Thursday, 21 June 2012

Radio Reviews: 22 June

Nothing was merely a joke for funny man Ken Dodd, as this captivating show revealed

Written by Louis Barfe
Louis-Barfe-newBWBeing a night owl and living a 10-minute walk from my local theatre means that Ken Dodd's shows hold no fear for me. I can sit for four or five hours and enjoy one of the last surviving variety greats without worrying about missing my last train or bus home.

Last week, when Night Waves gave over a whole edition to Dodd in conversation with Matthew Sweet, the length of Dodd's performances was addressed. Were the audiences submitting to Dodd? Was there even an element of Stockholm syndrome, where hostages come to like their captors? Dodd was dismissive, suggesting that Sweet was over-thinking it and that his constant references to locking the theatre doors and bringing flasks were merely jokes.

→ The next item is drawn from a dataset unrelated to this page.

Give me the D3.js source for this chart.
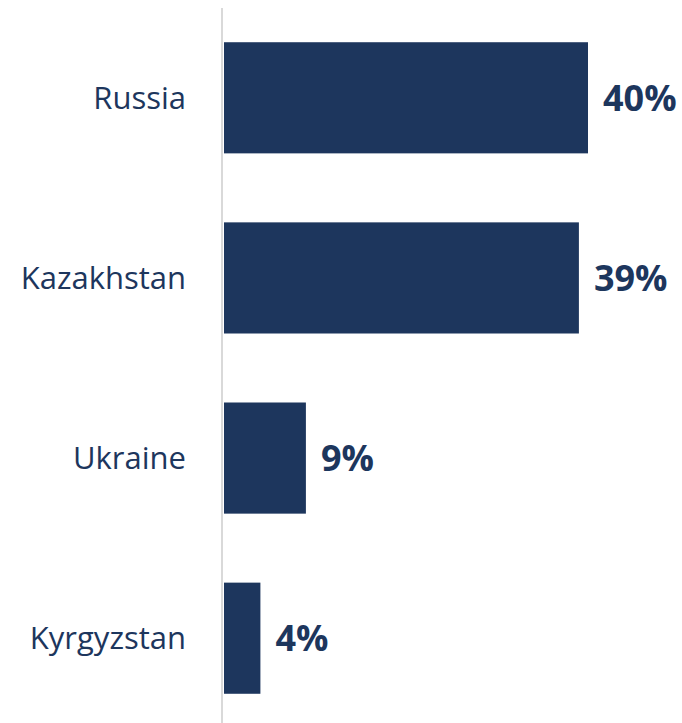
<!doctype html>
<html lang="en">

<head>
    <meta charset="UTF-8" />
    <script src="https://d3js.org/d3.v7.min.js"></script>
    <title>Share by country</title>
    <style>
        body { margin: 0; background: #fff; }
    </style>
</head>

<body>
    <div id="chart"></div>
    <script>
        // Data
        const countries = ["Russia", "Kazakhstan", "Ukraine", "Kyrgyzstan"]
        const shares = [40, 39, 9, 4]

        const W = 682
        const H = 723
        const axisX = 222
        const navy = "#1d365d"

        const svg = d3.select("#chart")
            .append("svg")
            .attr("width", W)
            .attr("height", H)

        const x = d3.scaleLinear().domain([0, 40]).range([axisX + 2, axisX + 2 + 364])
        const y = d3.scaleBand().domain(countries).range([8, 728]).paddingInner(0.383).paddingOuter(0.19)

        const rows = countries.map((c, i) => ({ country: c, value: shares[i] }))

        // Bars
        svg.selectAll("rect.bar")
            .data(rows)
            .enter()
            .append("rect")
            .attr("class", "bar")
            .attr("x", x(0))
            .attr("y", d => y(d.country))
            .attr("width", d => x(d.value) - x(0))
            .attr("height", y.bandwidth())
            .attr("fill", navy)

        // Vertical axis line
        svg.append("line")
            .attr("x1", axisX).attr("x2", axisX)
            .attr("y1", 8).attr("y2", H)
            .attr("stroke", "#d9d9d9")
            .attr("stroke-width", 2)

        // Category labels
        svg.selectAll("text.cat")
            .data(rows)
            .enter()
            .append("text")
            .attr("class", "cat")
            .attr("x", 186)
            .attr("y", d => y(d.country) + y.bandwidth() / 2)
            .attr("dy", "0.35em")
            .attr("text-anchor", "end")
            .attr("font-family", "Open Sans, sans-serif")
            .attr("font-size", "31px")
            .attr("fill", navy)
            .text(d => d.country)

        // Value labels
        svg.selectAll("text.val")
            .data(rows)
            .enter()
            .append("text")
            .attr("class", "val")
            .attr("x", d => x(d.value) + 15)
            .attr("y", d => y(d.country) + y.bandwidth() / 2)
            .attr("dy", "0.36em")
            .attr("font-family", "Open Sans, sans-serif")
            .attr("font-weight", "bold")
            .attr("font-size", "36px")
            .attr("fill", navy)
            .text(d => d.value + "%")
    </script>
</body>

</html>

The trouble with this is that, off-stage, Dodd takes comedy very seriously, with many wellthumbed books on the theory, philosophy and psychology of humour. Once, while performing in Oxford, Dodd spent two days in the Bodleian Library, an experience he described in awed, but gleeful, tones. Nothing is merely a joke. When Sweet asked a question requiring a thoughtful response from Dodd, he seemed to demur, almost as if he were a magician being asked to explain an illusion.

Night Waves is consistently excellent and Sweet is always good: intelligent without being pretentious, rigorous without being dry and possessing an obvious sense of fun (not the same thing as a sense of humour, though he has that, too). I found this interview enjoyable, but problematic. Having read and heard interviews with Dodd, I knew most of the stories. Sweet tried to get Dodd away from such familiar material, but the comedian stayed put. I suspect that Dodd was flattered by the approach from Radio 3, but not necessarily willing to give a Radio 3-type interview, which is a shame, because he deserves serious attention.

Nonetheless, it was a worthwhile exercise, just in terms of getting Dodd talking seriously at length. Asked about his obvious intention to keep performing until he drops, Dodd told Sweet that he didn't ever want to die. When that day comes, and please let it be a long, long way off, I suspect this programme will either be repeated in full or plundered mercilessly for clips.

Night Waves, BBC Radio 3, Monday to Thursday at 10pm.




Next Wednesday sees the conclusion of A Month Of June (BBC Radio 4, 11.30am), a sequence of four comedies featuring the endlessly versatile June Whitfield. The final part features her with Richard Briers in a tale of geriatric romance in a beach hut.